Engineering Power dissipated and supplied (Circuit Diagram)

[Enzo]

Homework Statement

(See attachment for diagram)

Known Values:
R1 = 5
R2 = 15
R3 = 25
R4 = 5
V1 = 40
V2 = 20
I1 = 71/7
I2 = 25/7
I3 = 4

1) Find the power dissipated in each resistor

2) Find the power associated with each voltage source including the independent
source and specify whether it is delivered or dissipated.

3) Verify that the total delivered power equal the total dissipated power

Homework Equations

P=RI²
P=VI

The Attempt at a Solution

Power Dissipated:

(In the resistors)
P=RI2
R1*(I1- I3)²= 5(71/7-4)² = 188.7
R2*(I1- I2)²=15(71/7-25/7)² = 647.8
R3*(I3- I2)²=25(4-25/7)² = 4.59
R4*(I3)²=5(4)²= 80

(By the voltage source in the middle of the branch)
P=VI
(25I2)(I2)=(25*25/7)(25/7)=318.8

Total Power Dissipated:1239.9

Power Supplied:
V1= 40(I1) = 405.7
V2= 20(I2) = 71.4
25I2* I1=905.6

Total Power Supplied: 1382.7

What am I doing wrong here in calculating the power supplied/absorbed?

 

[Enzo]

Diagram:

 

[MATLABdude]

Homework Statement

(See attachment for diagram)
View attachment 15233

Known Values:
R1 = 5
R2 = 15
R3 = 25
R4 = 5
V1 = 40
V2 = 20
I1 = 71/7
I2 = 25/7
I3 = 4

1) Find the power dissipated in each resistor

2) Find the power associated with each voltage source including the independent
source and specify whether it is delivered or dissipated.

3) Verify that the total delivered power equal the total dissipated power

Homework Equations

P=RI²
P=VI

The Attempt at a Solution

Power Dissipated:

(In the resistors)
P=RI2
R1*(I1- I3)²= 5(71/7-4)² = 188.7
R2*(I1- I2)²=15(71/7-25/7)² = 647.8
R3*(I3- I2)²=25(4-25/7)² = 4.59
R4*(I3)²=5(4)²= 80

(By the voltage source in the middle of the branch)
P=VI
(25I2)(I2)=(25*25/7)(25/7)=318.8

Total Power Dissipated:1239.9

Power Supplied:
V1= 40(I1) = 405.7
V2= 20(I2) = 71.4
25I2* I1=905.6

Total Power Supplied: 1382.7

What am I doing wrong here in calculating the power supplied/absorbed?

HINT: What's the current through R2 / the dependent power supply?

 

[The Electrician]

You haven't solved the network correctly. The currents are:

I1 = 193/7
I2 = 79/7
I3 = 12

You probably made an error in setting up the equations to solve the network, but since you didn't show them, I can't tell you exactly where your error is.

 

[Enzo]

Thanks for the above responses - It was a tricky one for me...

Hope nobody minds, but I've got another question, but I don't want to congest the forum with my homework threads, so I'll just post it in here.

1. Homework Statement
Find the voltage across Vab (This is for a thevenins circuit).
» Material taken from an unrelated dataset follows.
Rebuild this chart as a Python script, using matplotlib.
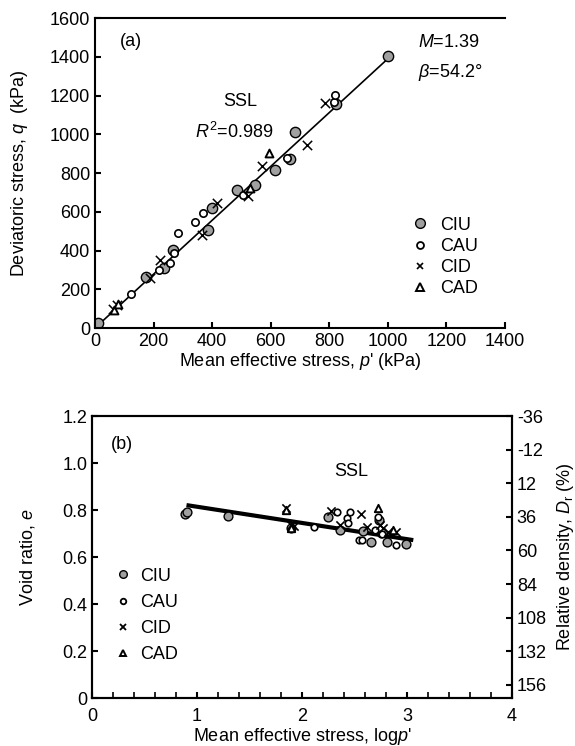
import matplotlib
matplotlib.use("Agg")
import matplotlib.pyplot as plt
from matplotlib.lines import Line2D

plt.rcParams['font.family'] = ['Liberation Sans', 'DejaVu Sans']
plt.rcParams['font.size'] = 13
plt.rcParams['axes.unicode_minus'] = False
plt.rcParams['mathtext.fontset'] = 'custom'
plt.rcParams['mathtext.rm'] = 'Liberation Sans'
plt.rcParams['mathtext.it'] = 'Liberation Sans:italic'

# ---- panel (a): q - p' ----
ciu_p = [0, 11, 174, 234, 268, 387, 399, 484, 547, 615, 667, 684, 822, 1002]
ciu_q = [15, 24, 265, 308, 403, 506, 619, 710, 739, 816, 872, 1013, 1158, 1406]
cau_p = [122, 220, 256, 270, 285, 342, 370, 507, 655, 815, 820]
cau_q = [176, 300, 334, 386, 489, 549, 593, 687, 877, 1165, 1204]
cid_p = [60, 75, 188, 222, 365, 416, 523, 570, 724, 786]
cid_q = [100, 120, 257, 351, 481, 644, 682, 834, 946, 1161]
cad_p = [65, 80, 530, 593]
cad_q = [95, 125, 722, 903]
ssl_p = [0, 1000]
ssl_q = [0, 1390]

# ---- panel (b): e - log p' ----
ciu_logp = [0.886, 0.908, 1.30, 1.90, 2.25, 2.36, 2.58, 2.66, 2.73, 2.81, 2.99]
ciu_e = [0.783, 0.793, 0.774, 0.725, 0.771, 0.715, 0.712, 0.665, 0.757, 0.663, 0.655]
cau_logp = [2.11, 2.335, 2.425, 2.44, 2.457, 2.54, 2.57, 2.70, 2.72, 2.75, 2.76, 2.90]
cau_e = [0.729, 0.793, 0.765, 0.743, 0.793, 0.672, 0.672, 0.715, 0.771, 0.70, 0.70, 0.651]
cid_logp = [1.85, 1.90, 1.92, 2.28, 2.36, 2.56, 2.62, 2.74, 2.77, 2.82, 2.90]
cid_e = [0.81, 0.735, 0.73, 0.797, 0.736, 0.783, 0.729, 0.736, 0.722, 0.708, 0.708]
cad_logp = [1.85, 1.90, 2.72, 2.87]
cad_e = [0.80, 0.725, 0.81, 0.715]
ssl_logp = [0.90, 3.06]
ssl_e = [0.821, 0.672]

e_max = 0.985
e_min = 0.39
dr_ticks = [-36, -12, 12, 36, 60, 84, 108, 132, 156]

grey = '#a0a0a0'

fig = plt.figure(figsize=(5.75, 7.46), dpi=100)


def style_axis(ax):
    for s in ax.spines.values():
        s.set_linewidth(1.5)
    ax.tick_params(direction='in', length=4, width=1.5, labelsize=13)


# panel (a)
axa = fig.add_axes([0.1652, 0.5603, 0.713, 0.4155])
axa.plot(ssl_p, ssl_q, color='black', lw=1.2, zorder=1)
axa.scatter(ciu_p, ciu_q, s=55, marker='o', facecolor=grey, edgecolor='black', linewidth=1, zorder=2)
axa.scatter(cau_p, cau_q, s=28, marker='o', facecolor='white', edgecolor='black', linewidth=1.2, zorder=3)
axa.scatter(cid_p, cid_q, s=45, marker='x', color='black', linewidth=1.1, zorder=3)
axa.scatter(cad_p, cad_q, s=32, marker='^', facecolor='white', edgecolor='black', linewidth=1.4, zorder=3)
axa.set_xlim(0, 1400)
axa.set_ylim(0, 1600)
axa.set_xticks(range(0, 1600, 200))
axa.set_yticks(range(0, 1800, 200))
style_axis(axa)
axa.spines['right'].set_visible(False)
axa.set_xlabel("Mean effective stress, $p$' (kPa)", fontsize=13, labelpad=1)
axa.set_ylabel("Deviatoric stress, $q$  (kPa)", fontsize=13, labelpad=14)
axa.text(0.06, 0.925, '(a)', transform=axa.transAxes, fontsize=13, va='center')
axa.text(0.355, 0.73, 'SSL', transform=axa.transAxes, fontsize=13, ha='center', va='center')
axa.text(0.339, 0.633, '$R^{2}$=0.989', transform=axa.transAxes, fontsize=13, ha='center', va='center')
axa.text(0.788, 0.92, '$M$=1.39', transform=axa.transAxes, fontsize=13, va='center')
axa.text(0.788, 0.825, r'$\beta$=54.2°', transform=axa.transAxes, fontsize=13, va='center')

handles_a = [
    Line2D([], [], ls='none', marker='o', ms=7, mfc=grey, mec='black', mew=1),
    Line2D([], [], ls='none', marker='o', ms=5, mfc='white', mec='black', mew=1.3),
    Line2D([], [], ls='none', marker='x', ms=5, color='black', mew=1.2),
    Line2D([], [], ls='none', marker='^', ms=5.5, mfc='white', mec='black', mew=1.4),
]
axa.legend(handles_a, ['CIU', 'CAU', 'CID', 'CAD'], loc='upper left', bbox_to_anchor=(0.771, 0.359),
           frameon=False, borderpad=0, borderaxespad=0, handlelength=1, handletextpad=0.6,
           labelspacing=0.23, fontsize=13)

# panel (b)
axb = fig.add_axes([0.16, 0.0643, 0.7304, 0.378])
axb.plot(ssl_logp, ssl_e, color='black', lw=3, zorder=1, solid_capstyle='butt')
axb.scatter(ciu_logp, ciu_e, s=40, marker='o', facecolor=grey, edgecolor='black', linewidth=1, zorder=2)
axb.scatter(cau_logp, cau_e, s=22, marker='o', facecolor='white', edgecolor='black', linewidth=1.2, zorder=3)
axb.scatter(cid_logp, cid_e, s=35, marker='x', color='black', linewidth=1.2, zorder=3)
axb.scatter(cad_logp, cad_e, s=28, marker='^', facecolor='white', edgecolor='black', linewidth=1.4, zorder=3)
axb.set_xlim(0, 4)
axb.set_ylim(0, 1.2)
axb.set_xticks([0, 1, 2, 3, 4])
axb.set_xticks([i * 0.2 for i in range(21)], minor=True)
axb.set_yticks([0, 0.2, 0.4, 0.6, 0.8, 1.0, 1.2])
axb.set_yticklabels(['0', '0.2', '0.4', '0.6', '0.8', '1.0', '1.2'])
style_axis(axb)
axb.tick_params(axis='x', pad=7)
axb.tick_params(which='minor', direction='in', length=4, width=1.2)
axb.set_xlabel("Mean effective stress, log$p$'", fontsize=13, labelpad=1)
axb.set_ylabel("Void ratio, $e$", fontsize=13, labelpad=18)
axb.text(0.045, 0.9, '(b)', transform=axb.transAxes, fontsize=13, va='center')
axb.text(0.617, 0.805, 'SSL', transform=axb.transAxes, fontsize=13, ha='center', va='center')

handles_b = [
    Line2D([], [], ls='none', marker='o', ms=5.5, mfc=grey, mec='black', mew=1),
    Line2D([], [], ls='none', marker='o', ms=4, mfc='white', mec='black', mew=1.3),
    Line2D([], [], ls='none', marker='x', ms=5, color='black', mew=1.3),
    Line2D([], [], ls='none', marker='^', ms=4.5, mfc='white', mec='black', mew=1.4),
]
axb.legend(handles_b, ['CIU', 'CAU', 'CID', 'CAD'], loc='upper left', bbox_to_anchor=(0.052, 0.462),
           frameon=False, borderpad=0, borderaxespad=0, handlelength=1, handletextpad=0.45,
           labelspacing=0.51, fontsize=13)

# relative density axis on the right
axr = axb.twinx()
axr.set_ylim((e_max - 0) / (e_max - e_min) * 100, (e_max - 1.2) / (e_max - e_min) * 100)
axr.set_yticks(dr_ticks)
style_axis(axr)
axr.set_ylabel("Relative density, $D_\\mathrm{r}$ (%)", fontsize=13, labelpad=6)

fig.savefig('out.png', dpi=100)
Can I solve this using source conversion? (Its the technique that I'm most unfamiliar with, so I decided to try and solve this problem using it...I could have easily used nodal or mesh, I think)

2. Homework Equations

3. The Attempt at a Solution
My solution:

Answer in the book is 120V... I also want to check if I can actually do the first step of my solution..combing the resistors and the currents?

 

[The Electrician]

I think the book is wrong. I get 150 volts also, by a different method.

 

[Defennder]

I got 150V as well. I'm assuming the nodal voltage at Va is the same as that above the 60k resistor since no current passes through the 15k resistor.

 

[Enzo]

Awesome guys..thanks for the responses...I was looking at this problem in complete bewilderment after the book gave me 120V.

I'm actually really curious as whether I can do the first step of the solution (ie, the add resistors and current sources that are in parallel like that..)?

 

[Defennder]

Well you managed to get the same answer, so it is valid. This is known as source transformation.

I didn't use any source transformation in my working, by the way.

 

[enian]

I was wondering, why don't we have to define a ground? I am using a program Pspice to check my answers to similar problems and it always makes me define a ground. Yet, circuits like a flashlight obviously don't need a ground node. Perhaps I'm doing something wrong on the program.

 

[Defennder]

A ground node is just a reference node from which all other node voltages are evaluated. In circuits, only potential differences and not absolute potentials matter.